HT: In your opinion, how should economic theory and practice in Cuba be updated?

EM: It should be updated without dogmatism and without false ideological defenses. We don’t have to abandon Marx, but nor should we absolutize his work as if it were some bible in which we hope to find all the answers. We have to do precisely what Marx did: take everything that might be useful in formulating economic policy.

But above all, we have to give control over the economy to the economists – not to the politicians, as was done for many years. The politicians have politics, while the economists are the ones who need to guide the economy. Now we seem to be going in that direction. We’ve begun to pay attention to academia and we’re leaving aside the arrogance that only practicing administrators are those who know what to do.

HT: What do you think of social thought here? Is it fulfilling its “mission” of re-making a new vision of Cuba, of anticipating possible scenarios?

EM: Our social thought was quite backwards for several years. That was the result of dogmatism in politics, followed by opportunism and cowardice on the part of more than a few social scientists. Our politics tended to accept science only if it justified their actions, other than that, science worked to find justifications for practice. This was not without some stumbling around, but fortuneately we’ve begun to move forward.

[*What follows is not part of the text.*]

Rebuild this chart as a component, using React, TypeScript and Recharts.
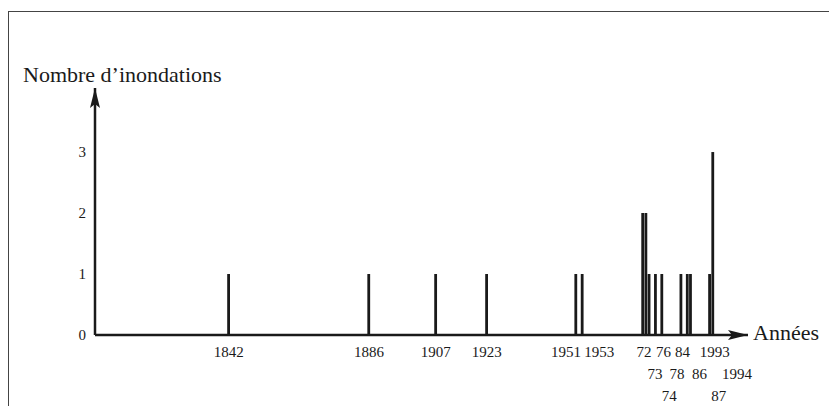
import React from 'react';
import { ComposedChart, Bar, XAxis, YAxis } from 'recharts';

// Années et nombre d'inondations
const years = [1842, 1886, 1907, 1923, 1951, 1953, 1972, 1973, 1974, 1976, 1978, 1984, 1986, 1987, 1993, 1994];
const floods = [1, 1, 1, 1, 1, 1, 2, 2, 1, 1, 1, 1, 1, 1, 1, 3];
const yearLabels = ['1842', '1886', '1907', '1923', '1951', '1953', '72', '73', '74', '76', '78', '84', '86', '87', '1993', '1994'];
const countTicks = [0, 1, 2, 3];

const data = years.map((year, i) => ({ year, floods: floods[i], label: yearLabels[i] }));

// layout of the staggered year labels (row, horizontal nudge in px)
const LABEL_ROW: Record<number, number> = { 1973: 1, 1978: 1, 1986: 1, 1994: 1, 1974: 2, 1987: 2 };
const LABEL_NUDGE: Record<number, number> = {
  1951: -10, 1953: 17, 1972: 1, 1973: 9, 1974: 20, 1976: 8, 1978: 15,
  1984: 1.5, 1986: 12, 1987: 28, 1993: 5, 1994: 24,
};

const FONT = '"Liberation Serif", "Times New Roman", serif';
const INK = '#1a1a1a';

function YearTick(props: any) {
  const { x, y, payload } = props;
  const year = payload.value as number;
  const idx = years.indexOf(year);
  const row = LABEL_ROW[year] ?? 0;
  const nudge = LABEL_NUDGE[year] ?? 0;
  return (
    <text
      x={x + nudge}
      y={y + 14 + row * 22}
      textAnchor="middle"
      fontFamily={FONT}
      fontSize={15}
      fill={INK}
    >
      {idx >= 0 ? yearLabels[idx] : year}
    </text>
  );
}

export default function App() {
  return (
    <div style={{ position: 'absolute', left: 0, top: 0, width: 829, height: 406, background: '#fff' }}>
      <div
        style={{
          position: 'absolute',
          left: 8,
          top: 11,
          width: 821,
          height: 395,
          borderTop: '1.5px solid #444',
          borderLeft: '1.5px solid #444',
          boxSizing: 'border-box',
        }}
      />
      <ComposedChart
        width={829}
        height={406}
        data={data}
        margin={{ top: 88, right: 81, left: 0, bottom: 0 }}
        style={{ position: 'absolute', left: 0, top: 0 }}
      >
        <defs>
          <marker
            id="arrowHead"
            markerUnits="userSpaceOnUse"
            markerWidth={21}
            markerHeight={11}
            refX={20}
            refY={5.5}
            orient="auto-start-reverse"
          >
            <path d="M0,0.5 L20,5.5 L0,10.5 L4,5.5 Z" fill={INK} />
          </marker>
        </defs>
        <XAxis
          dataKey="year"
          type="number"
          domain={[1800, 2005]}
          ticks={years}
          interval={0}
          height={71}
          tickLine={false}
          axisLine={{ stroke: INK, strokeWidth: 2.5, markerEnd: 'url(#arrowHead)' }}
          tick={<YearTick />}
          label={(p: any) => {
            const vb = p.viewBox;
            return (
              <text x={vb.x + vb.width + 5} y={vb.y + 5} fontFamily={FONT} fontSize={22} fill={INK}>
                Années
              </text>
            );
          }}
        />
        <YAxis
          type="number"
          domain={[0, 4.05]}
          ticks={countTicks}
          interval={0}
          width={95}
          tickLine={false}
          tickMargin={3}
          axisLine={{ stroke: INK, strokeWidth: 2.5, markerStart: 'url(#arrowHead)' }}
          tick={{ fontFamily: FONT, fontSize: 15, fill: INK }}
          label={(p: any) => {
            const vb = p.viewBox;
            return (
              <text x={23} y={vb.y - 6} fontFamily={FONT} fontSize={22} fill={INK}>
                Nombre d’inondations
              </text>
            );
          }}
        />
        <Bar dataKey="floods" fill={INK} barSize={2.8} isAnimationActive={false} />
      </ComposedChart>
    </div>
  );
}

The criticisms made by science are now breaking through. We still don’t find enough discussion of these in our media, but the power of the old media is running out. Soon they’ll have to get rid of all the secrecy and accept discourse that’s more open, truthful, daring and advanced. Above all, they’ll have to operate more in line with the information needs of a society and culture that is progressing beyond the national media. We will have to gradually create an environment that will allow our social thinking to definitively develop a new and better vision, one capable of anticipating the possible scenarios for Cuba.